Days later, the negatives from the photo session splashed safely into the Pacific Ocean along with the crew. The photos were developed within days. Soon thereafter, the world would see what the astronauts had seen from their capsule: “Earthrise” in all its glory.

Life magazine’s year in review—published in January 1969—put “Earthrise” on its cover and printed the photo on a double-page spread alongside a poem by U.S. poet laureate James Dickey: And behold / The blue planet steeped in its dream / Of reality, its calculated vision shaking with the only love.

Five decades later, Lovell recalled the impact Apollo 8 had on him during a speech celebrating the 50th anniversary of Apollo 8.

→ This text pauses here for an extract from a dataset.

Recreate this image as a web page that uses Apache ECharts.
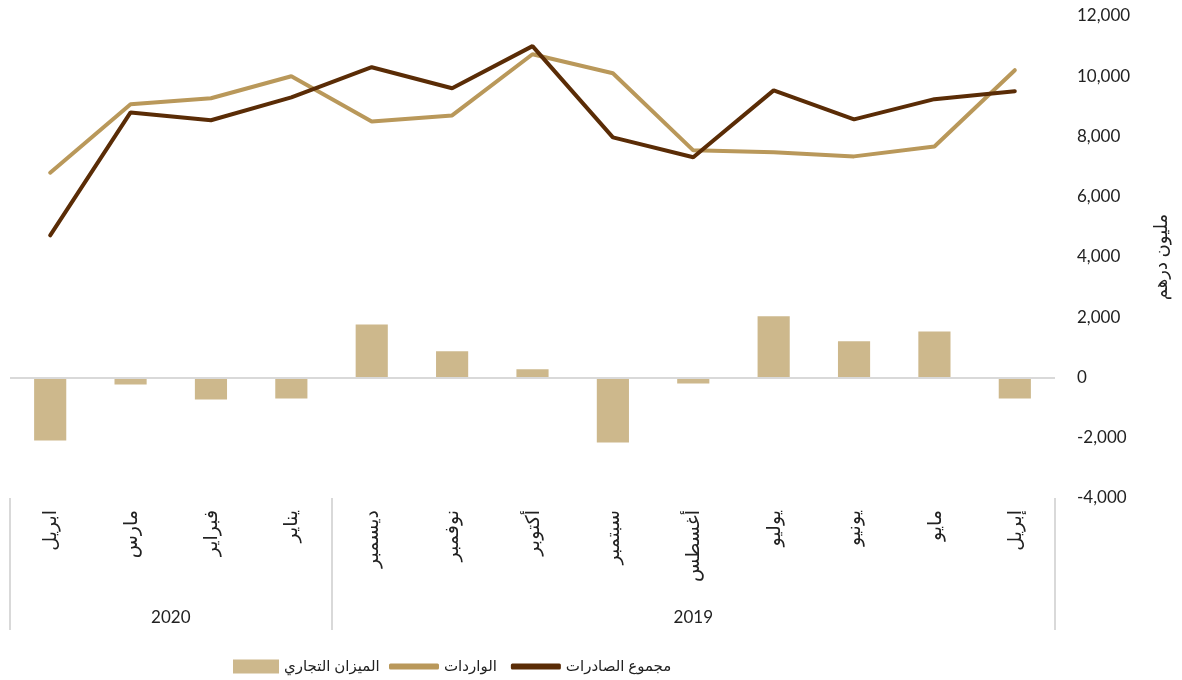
<!DOCTYPE html>
<html>
<head>
<meta charset="utf-8">
<script src="https://cdn.jsdelivr.net/npm/echarts@6/dist/echarts.min.js"></script>
<style>
  html, body { margin: 0; padding: 0; background: #fff; }
  #main { width: 1182px; height: 680px; }
</style>
</head>
<body>
<div id="main"></div>
<script>
const months = ['ابريل', 'مارس', 'فبراير', 'يناير', 'ديسمبر', 'نوفمبر', 'أكتوبر', 'سبتمبر', 'أغسطس', 'يوليو', 'يونيو', 'مايو', 'إبريل'];
const years = ['2020', '2019'];
const yearSpans = [4, 9]; // عدد الأشهر في كل سنة
const imports = [6800, 9070, 9270, 10000, 8500, 8700, 10730, 10100, 7540, 7475, 7340, 7670, 10200];
const exportsTotal = [4720, 8800, 8540, 9300, 10300, 9600, 11000, 7970, 7310, 9530, 8570, 9240, 9500];
const tradeBalance = [-2090, -230, -730, -700, 1760, 870, 270, -2160, -200, 2030, 1200, 1530, -700];
const yTicks = { min: -4000, max: 12000, step: 2000 };

const fontMain = "Lato, 'DejaVu Sans', sans-serif";

// حدود السنوات ومراكزها على محور 0..13
const yearEdges = [0];
yearSpans.forEach(n => yearEdges.push(yearEdges[yearEdges.length - 1] + n));
const yearCenters = yearSpans.map((n, i) => yearEdges[i] + n / 2);

const chart = echarts.init(document.getElementById('main'));

const legendText = { fontSize: 15, color: '#222', fontFamily: fontMain };

const option = {
    animation: false,
    textStyle: { fontFamily: fontMain },
    grid: { left: 10, right: 127, top: 16, bottom: 182 },
    legend: [
        {
            left: 228,
            top: 654,
            itemWidth: 46,
            itemHeight: 14,
            icon: 'rect',
            textStyle: legendText,
            data: ['الميزان التجاري']
        },
        {
            left: 384,
            top: 654,
            itemWidth: 50,
            itemHeight: 6,
            itemGap: 14,
            icon: 'roundRect',
            textStyle: legendText,
            data: ['الواردات', 'مجموع الصادرات']
        }
    ],
    xAxis: [
        {
            type: 'category',
            data: months,
            position: 'bottom',
            axisLine: { show: false, onZero: false },
            axisTick: { show: false },
            axisLabel: {
                interval: 0,
                rotate: 90,
                margin: 12,
                fontSize: 19,
                color: '#222'
            }
        },
        {
            type: 'value',
            min: 0,
            max: months.length,
            position: 'bottom',
            axisLine: { show: false, onZero: false },
            splitLine: { show: false },
            axisTick: {
                show: true,
                customValues: yearEdges,
                length: 132,
                lineStyle: { color: '#d9d9d9', width: 2 }
            },
            axisLabel: {
                customValues: yearCenters,
                margin: 111,
                fontSize: 17,
                color: '#222',
                formatter: v => {
                    const i = yearCenters.indexOf(v);
                    return i >= 0 ? years[i] : '';
                }
            }
        }
    ],
    yAxis: {
        type: 'value',
        position: 'right',
        min: yTicks.min,
        max: yTicks.max,
        interval: yTicks.step,
        name: 'مليون درهم',
        nameLocation: 'middle',
        nameRotate: 90,
        nameGap: 97,
        nameTextStyle: { fontSize: 18, color: '#222', fontFamily: fontMain },
        axisLine: { show: false },
        axisTick: { show: false },
        splitLine: { show: false },
        axisLabel: {
            margin: 22,
            fontSize: 17,
            color: '#222',
            formatter: v => v.toLocaleString('en-US')
        }
    },
    series: [
        {
            name: 'الميزان التجاري',
            type: 'bar',
            data: tradeBalance,
            barWidth: '40%',
            itemStyle: { color: '#CDB88C' },
            markLine: {
                silent: true,
                symbol: 'none',
                label: { show: false },
                lineStyle: { color: '#d9d9d9', type: 'solid', width: 2 },
                data: [{ yAxis: 0 }]
            }
        },
        {
            name: 'الواردات',
            type: 'line',
            data: imports,
            symbol: 'none',
            lineStyle: { color: '#B9985A', width: 4, cap: 'round' },
            itemStyle: { color: '#B9985A' }
        },
        {
            name: 'مجموع الصادرات',
            type: 'line',
            data: exportsTotal,
            symbol: 'none',
            lineStyle: { color: '#5A2C06', width: 4, cap: 'round' },
            itemStyle: { color: '#5A2C06' }
        }
    ]
};

chart.setOption(option);
</script>
</body>
</html>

“Seeing the world from 240,000 miles, my world suddenly expanded to infinity,” Lovell said. “I put my thumb up to the window and it completely hid the Earth.

“How did I fit in what I saw? In my mind, the answer was clear. God gave man a stage upon which to perform. The rest was up to us.”

Millions of Americans thought similar thoughts about that photo. About God’s magnificent design. God’s beautiful and perfect creation.

Lovell then closed things out with these final words about the mission, and the iconic photo that embodied it.

“It was the American public that received the greatest gift,” he said. “After a year of controversary, Apollo 8 gave them a reason to be American. The flight of Apollo 8 can best be expressed by a telegram received by the crew. It only said: “Thanks, you saved 1968.”